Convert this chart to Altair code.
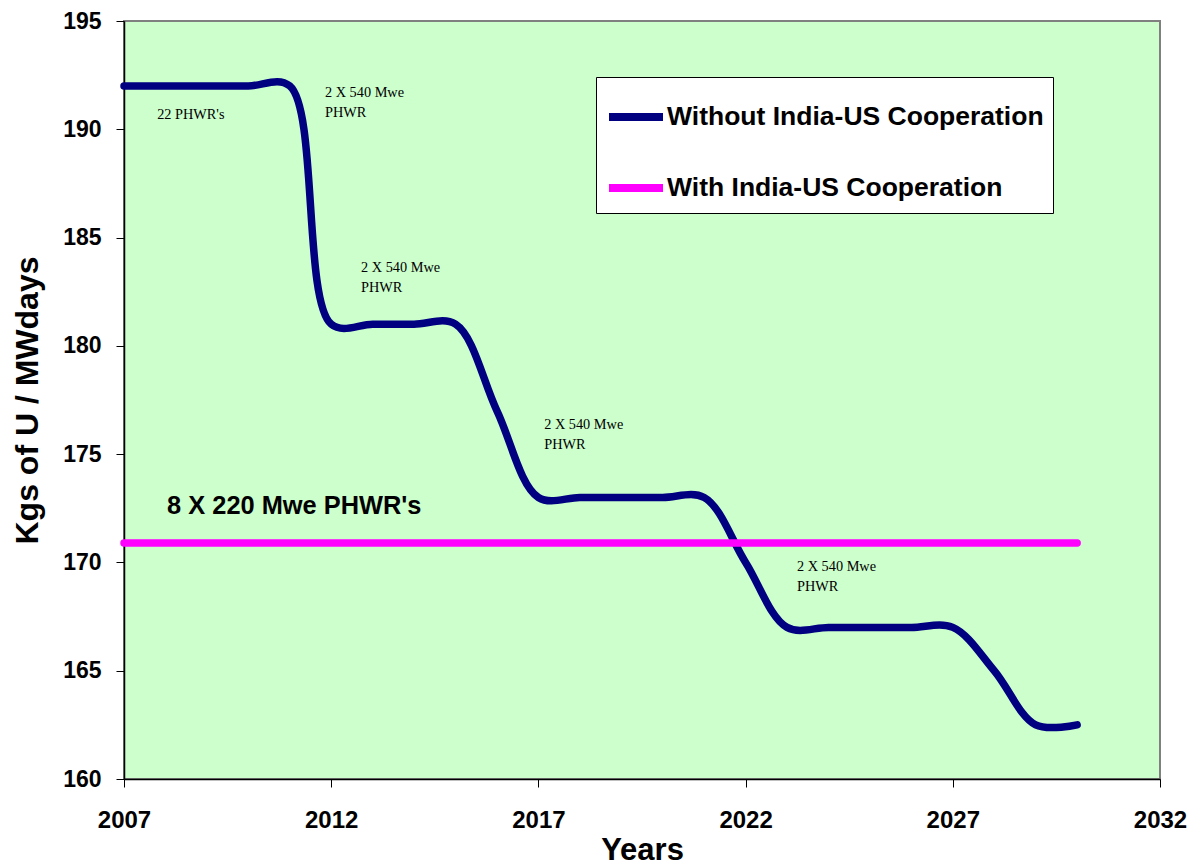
import altair as alt
import pandas as pd

# ---- data ----
years = [2007, 2008, 2009, 2010, 2011, 2012, 2013, 2014, 2015, 2016, 2017, 2018,
         2019, 2020, 2021, 2022, 2023, 2024, 2025, 2026, 2027, 2028, 2029, 2030]
without_coop = [192, 192, 192, 192, 192, 181, 181, 181, 181, 177, 173, 173,
                173, 173, 173, 170, 167, 167, 167, 167, 167, 165, 162.5, 162.5]
with_coop = [170.9, 170.9, 170.9, 170.9, 170.9, 170.9, 170.9, 170.9, 170.9, 170.9, 170.9, 170.9,
             170.9, 170.9, 170.9, 170.9, 170.9, 170.9, 170.9, 170.9, 170.9, 170.9, 170.9, 170.9]
series_names = ["Without India-US Cooperation", "With India-US Cooperation"]
series_colors = ["#000080", "#FF00FF"]

x_ticks = [2007, 2012, 2017, 2022, 2027, 2032]
y_ticks = [160, 165, 170, 175, 180, 185, 190, 195]

ann_text = ["22 PHWR's", "2 X 540 Mwe", "PHWR", "2 X 540 Mwe", "PHWR",
            "2 X 540 Mwe", "PHWR", "2 X 540 Mwe", "PHWR"]
ann_year = [2007.80, 2011.85, 2011.85, 2012.72, 2012.72, 2017.14, 2017.14, 2023.24, 2023.24]
ann_value = [190.66, 191.68, 190.75, 183.60, 182.67, 176.35, 175.42, 169.79, 168.87]

big_text = ["8 X 220 Mwe PHWR's"]
big_year = [2008.04]
big_value = [172.6]

# ---- tables ----
df = pd.DataFrame({
    "year": years + years,
    "value": without_coop + with_coop,
    "series": [series_names[0]] * len(years) + [series_names[1]] * len(years),
})
ann_df = pd.DataFrame({"year": ann_year, "value": ann_value, "text": ann_text})
big_df = pd.DataFrame({"year": big_year, "value": big_value, "text": big_text})

FONT = "Liberation Sans"

x_enc = alt.X("year:Q",
              scale=alt.Scale(domain=[2007, 2032], nice=False, zero=False),
              axis=alt.Axis(values=x_ticks, format="d", title="Years",
                            labelFlush=False, labelPadding=21,
                            titleX=518, titleY=71, titleAlign="center",
                            titleBaseline="middle"))
y_enc = alt.Y("value:Q",
              scale=alt.Scale(domain=[160, 195], nice=False, zero=False),
              axis=alt.Axis(values=y_ticks, title="Kgs of U / MWdays",
                            labelPadding=15, labelFontSize=23, titleFontSize=32,
                            titleX=-97, titleY=379, titleAngle=270,
                            titleAlign="center", titleBaseline="middle"))

lines = alt.Chart(df).mark_line(
    interpolate="catmull-rom", strokeWidth=7.5, strokeCap="round"
).encode(
    x=x_enc,
    y=y_enc,
    color=alt.Color("series:N",
                    scale=alt.Scale(domain=series_names, range=series_colors),
                    legend=alt.Legend(title=None, orient="none", legendX=472, legendY=56,
                                      symbolType="stroke", symbolSize=2916,
                                      symbolStrokeWidth=8, labelFontSize=26.5,
                                      labelFont=FONT, labelFontWeight="bold",
                                      labelColor="black", labelLimit=600,
                                      fillColor="white", strokeColor="black",
                                      padding=9, rowPadding=24, labelOffset=0)),
)

ann = alt.Chart(ann_df).mark_text(
    align="left", baseline="middle", font="Liberation Serif", fontSize=14.3, color="black"
).encode(x="year:Q", y="value:Q", text="text:N")

big = alt.Chart(big_df).mark_text(
    align="left", baseline="middle", font=FONT, fontSize=25.4, fontWeight="bold", color="black"
).encode(x="year:Q", y="value:Q", text="text:N")

chart = alt.layer(lines, ann, big).properties(
    width=1036, height=758,
    padding={"left": 124, "top": 21, "right": 31, "bottom": 86},
    autosize=alt.AutoSizeParams(type="none"),
    background="white",
).configure_view(
    fill="#CCFFCC", stroke="#808080", strokeWidth=2
).configure_axis(
    grid=False, labelFont=FONT, titleFont=FONT, labelFontWeight="bold",
    titleFontWeight="bold", labelFontSize=24, titleFontSize=31,
    labelColor="black", titleColor="black", domainColor="black",
    tickColor="black", tickSize=8, domainWidth=1.5
)

chart.save("out.html", embed_options={"renderer": "svg", "actions": False})
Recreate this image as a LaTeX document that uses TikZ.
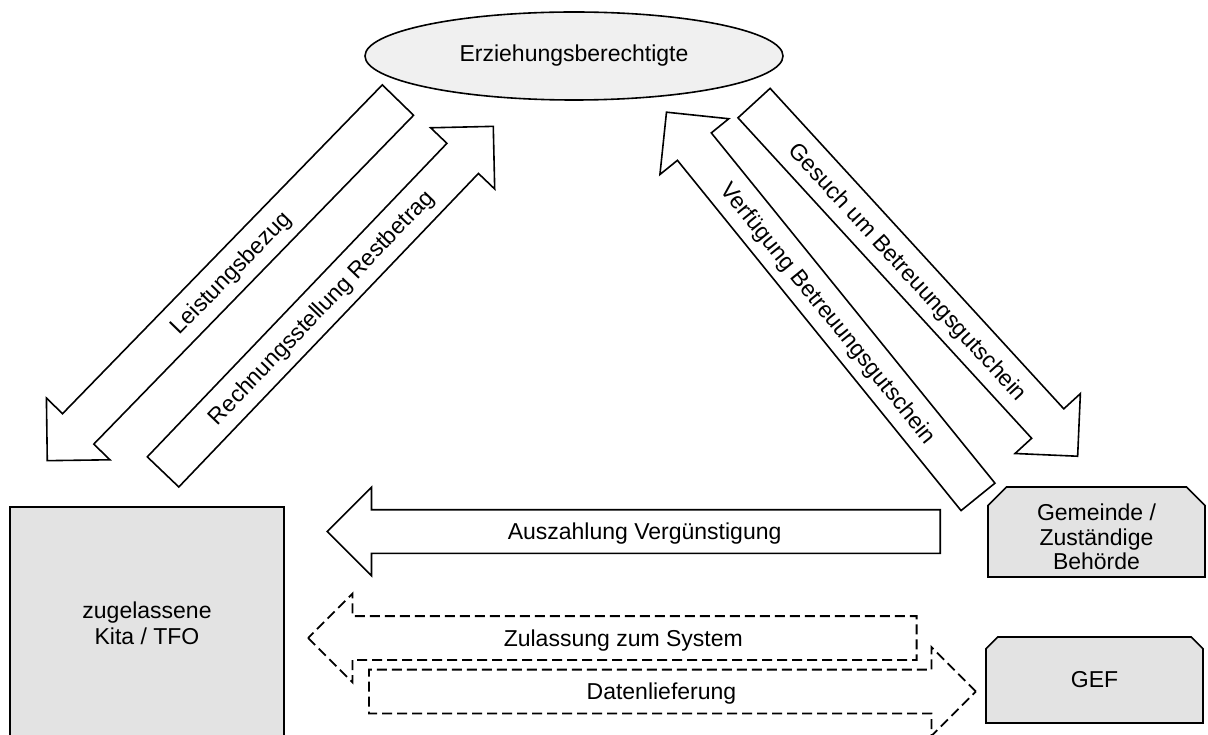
\documentclass[tikz,border=0pt]{standalone}
\usepackage{fontspec}
\setmainfont{Liberation Sans}
\usetikzlibrary{shapes.geometric}
\usetikzlibrary{shapes.arrows}
\usetikzlibrary{shapes.misc}
\definecolor{boxgray}{RGB}{227,227,227}
\definecolor{ellgray}{RGB}{240,240,240}

\begin{document}
\begin{tikzpicture}[x=1pt,y=1pt,yscale=-1,xscale=1,
  font=\fontsize{23}{26}\selectfont,
  blockarrow/.style={draw,line width=1.6pt,single arrow,single arrow head extend=22.5pt,inner xsep=0pt,inner ysep=0pt,text height=29pt,text depth=13pt,anchor=tail},
  dasharrow/.style={blockarrow,line width=1.8pt,dash pattern=on 10pt off 5pt},
  stelle/.style={draw,line width=1.6pt,fill=boxgray,chamfered rectangle,chamfered rectangle corners={north west,north east},chamfered rectangle xsep=15pt,align=center,inner sep=0pt,minimum width=217pt}
]
\useasboundingbox (0,0) rectangle (1208,735);

%Shape: Ellipse [Erziehungsberechtigte]
\node [draw,line width=1.6pt,fill=ellgray,ellipse,inner sep=0pt,minimum width=418pt,minimum height=88pt] (eltern) at (574,56) {Erziehungsberechtigte};
%Shape: Rectangle [Kita]
\node [draw,line width=1.6pt,fill=boxgray,align=center,inner sep=0pt,minimum width=274pt,minimum height=233pt] (kita) at (147,623.5) {zugelassene\\Kita / TFO};
%Shape: Chamfered [Gemeinde]
\node [stelle,minimum height=90pt,font=\fontsize{23}{24.5}\selectfont] (gemeinde) at (1096.5,532) {\rule{0pt}{27pt}Gemeinde /\\Zuständige\\Behörde};
%Shape: Chamfered [GEF]
\node [stelle,minimum height=86pt] (gef) at (1094.5,680) {GEF};

%Block Arrows
\coordinate (leist tail) at (398.5,99.5);
\coordinate (rech tail) at (162.5,472.5);
\coordinate (gesuch tail) at (753.5,102.5);
\coordinate (verf tail) at (978.5,497.5);
\coordinate (ausz tail) at (941,531.5);
\coordinate (zul tail) at (917.5,638);
\coordinate (daten tail) at (368,691.5);

\node [blockarrow,rotate=45.8,shape border rotate=180,minimum height=503pt] (leist) at (leist tail) {Leistungsbezug};
\node [blockarrow,rotate=46.3,minimum height=478pt] (rech) at (rech tail) {Rechnungsstellung Restbetrag};
\node [blockarrow,rotate=-47.5,minimum height=479pt] (gesuch) at (gesuch tail) {Gesuch um Betreuungsgutschein};
\node [blockarrow,rotate=-51,shape border rotate=180,minimum height=495pt] (verf) at (verf tail) {Verfügung Betreuungsgutschein};
\node [blockarrow,shape border rotate=180,minimum height=613pt] (ausz) at (ausz tail) {Auszahlung Vergünstigung};

%Dashed Arrows
\node [dasharrow,shape border rotate=180,minimum height=608.5pt] (zul) at (zul tail) {Zulassung zum System};
\node [dasharrow,minimum height=607pt] (daten) at (daten tail) {Datenlieferung};

\end{tikzpicture}
\end{document}
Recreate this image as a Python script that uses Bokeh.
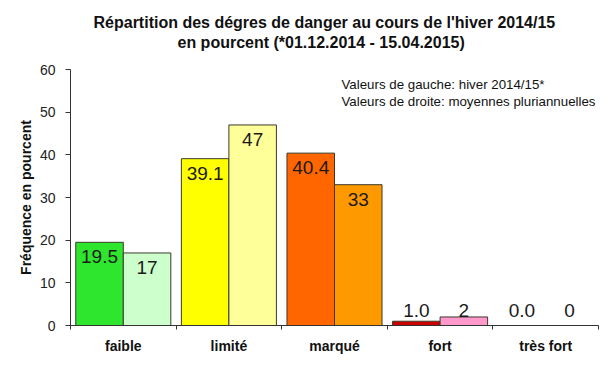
from bokeh.plotting import figure
from bokeh.models import Range1d, FixedTicker, Label, ColumnDataSource, Title
from bokeh.embed import file_html
from bokeh.resources import INLINE
from bokeh.core.properties import value

categories = ["faible", "limité", "marqué", "fort", "très fort"]
hiver = [19.5, 39.1, 40.4, 1.0, 0.0]
moyenne = [17, 47, 33, 2, 0]
hiver_labels = ["19.5", "39.1", "40.4", "1.0", "0.0"]
moyenne_labels = ["17", "47", "33", "2", "0"]
hiver_colors = ["#2ee62e", "#ffff00", "#ff6600", "#cc0000", "#b0b0b0"]
moyenne_colors = ["#ccffcc", "#ffff99", "#ff9900", "#ff99cc", "#000000"]
hiver_lines = ["#3a3a2a", "#3a3a2a", "#3a3a2a", "#3a3a2a", "#9a9a9a"]
moyenne_lines = ["#3a3a2a", "#3a3a2a", "#3a3a2a", "#3a3a2a", "#000000"]
y_ticks = [0, 10, 20, 30, 40, 50, 60]
title_lines = ["Répartition  des dégres de danger au cours de l'hiver 2014/15",
               "en pourcent (*01.12.2014 - 15.04.2015)"]
notes = ["Valeurs de gauche: hiver 2014/15*", "Valeurs de droite: moyennes pluriannuelles"]

FONT = "Liberation Sans"

p = figure(frame_width=528, frame_height=256, output_backend="svg", toolbar_location=None,
           x_range=Range1d(0, len(categories)), y_range=Range1d(0, 60),
           min_border_left=70, min_border_right=18, min_border_top=69, min_border_bottom=44)
p.outline_line_color = None
p.xgrid.grid_line_color = None
p.ygrid.grid_line_color = None
p.background_fill_color = "white"
p.border_fill_color = "white"

idx = list(range(len(categories)))
bw = 0.45
src_h = ColumnDataSource(dict(x=[i + 0.5 - bw / 2 for i in idx], top=hiver, fill=hiver_colors,
                              line=hiver_lines, lab=hiver_labels))
src_m = ColumnDataSource(dict(x=[i + 0.5 + bw / 2 for i in idx], top=moyenne, fill=moyenne_colors,
                              line=moyenne_lines, lab=moyenne_labels))
for src in (src_h, src_m):
    p.vbar(x="x", top="top", bottom=0, width=bw, fill_color="fill", line_color="line",
           line_width=1, source=src)

# value labels
for src in (src_h, src_m):
    xs, tops, labs = src.data["x"], src.data["top"], src.data["lab"]
    big = [i for i in idx if tops[i] >= 5]
    small = [i for i in idx if tops[i] < 5]
    p.text(x=[xs[i] for i in big], y=[tops[i] for i in big], text=[labs[i] for i in big],
           text_align="center", text_baseline="top", y_offset=8,
           text_font=value(FONT), text_font_size="19px", text_color="#1a1a1a")
    p.text(x=[xs[i] for i in small], y=[0 for i in small], text=[labs[i] for i in small],
           text_align="center", text_baseline="bottom", y_offset=-9,
           text_font=value(FONT), text_font_size="19px", text_color="#1a1a1a")

# x axis
xa = p.xaxis[0]
xa.ticker = FixedTicker(ticks=[i + 0.5 for i in idx], minor_ticks=list(range(len(categories) + 1)))
xa.major_label_overrides = {i + 0.5: c for i, c in zip(idx, categories)}
xa.major_tick_line_color = None
xa.major_tick_out = 0
xa.major_tick_in = 0
xa.minor_tick_out = 4
xa.minor_tick_in = 0
xa.minor_tick_line_color = "#333333"
xa.axis_line_color = "#333333"
xa.major_label_text_font = FONT
xa.major_label_text_font_style = "bold"
xa.major_label_text_font_size = "14px"
xa.major_label_text_color = "#111111"
xa.major_label_standoff = 8

# y axis
ya = p.yaxis[0]
ya.ticker = FixedTicker(ticks=y_ticks)
ya.minor_tick_line_color = None
ya.major_tick_out = 5
ya.major_tick_in = 0
ya.major_tick_line_color = "#333333"
ya.axis_line_color = "#333333"
ya.major_label_text_font = FONT
ya.major_label_text_font_size = "14px"
ya.major_label_text_color = "#222222"
ya.major_label_standoff = 10
ya.axis_label = "Fréquence en pourcent"
ya.axis_label_text_font = FONT
ya.axis_label_text_font_style = "bold"
ya.axis_label_text_font_size = "14px"
ya.axis_label_text_color = "#111111"
ya.axis_label_standoff = 3

# invisible spacer nearest the plot, then the two title lines
p.add_layout(Title(text=" ", text_font_size="12px", standoff=2, text_color="white"), "above")
for t, off in ((title_lines[1], 107), (title_lines[0], 23)):
    p.add_layout(Title(text=t, align="left", offset=off, text_font=FONT, text_font_style="bold",
                       text_font_size="16px", text_color="#111111", standoff=1), "above")

# legend notes
p.add_layout(Label(x=2.566, y=56.5, text=notes[0],
                   text_align="left", text_baseline="middle", text_font=FONT,
                   text_font_size="13.3px", text_color="#111111"))
p.add_layout(Label(x=2.566, y=52.5, text=notes[1],
                   text_align="left", text_baseline="middle", text_font=FONT,
                   text_font_size="13.3px", text_color="#111111"))

open("out.html", "w").write(file_html(p, INLINE))
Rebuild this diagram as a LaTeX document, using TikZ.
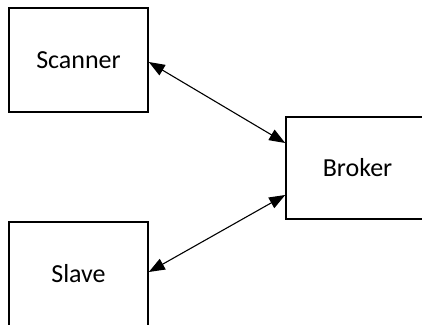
\documentclass[tikz,border=0pt]{standalone}
\usepackage{fontspec}
\setmainfont{Carlito}
\usetikzlibrary{arrows.meta}

\begin{document}
\begin{tikzpicture}[x=1pt,y=-1pt,
	block/.style={fill=white, draw=black, line width=1.6pt, shape=rectangle, minimum width=139pt, minimum height=104pt, font=\fontsize{26}{31}\selectfont},
	link/.style={line width=1.1pt, {Triangle[length=16pt,width=12pt]}-{Triangle[length=16pt,width=12pt]}}]
	\useasboundingbox (0, 0) rectangle (422, 324);
	\node [block] (scanner) at (78.5, 60) {Scanner};
	\node [block, minimum width=143pt, minimum height=102pt] (broker) at (357.5, 168) {Broker};
	\node [block] (slave) at (78.5, 274) {Slave};
	
	\draw [link] ([yshift=-2pt]scanner.east) to ([yshift=25pt]broker.west);
	\draw [link] ([yshift=2pt]slave.east) to ([yshift=-27pt]broker.west);
\end{tikzpicture}
\end{document}
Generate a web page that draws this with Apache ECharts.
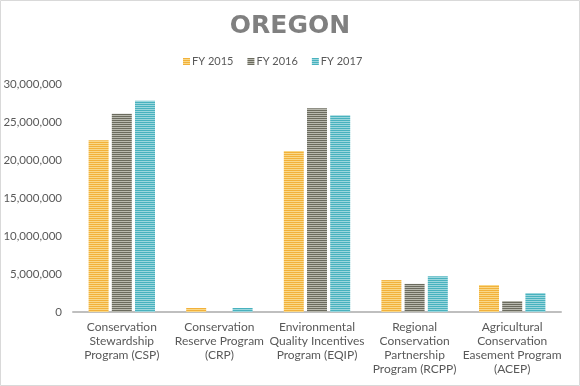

__________________________________________________

* _AIM_
From the top of the listing above, repeat each line exactly until you reach the line containing "import pandas as pd", and repeat that one too. Leave the pictures out.

* _THE OUTPUT_
Convert this chart to Altair code.
import altair as alt
import pandas as pd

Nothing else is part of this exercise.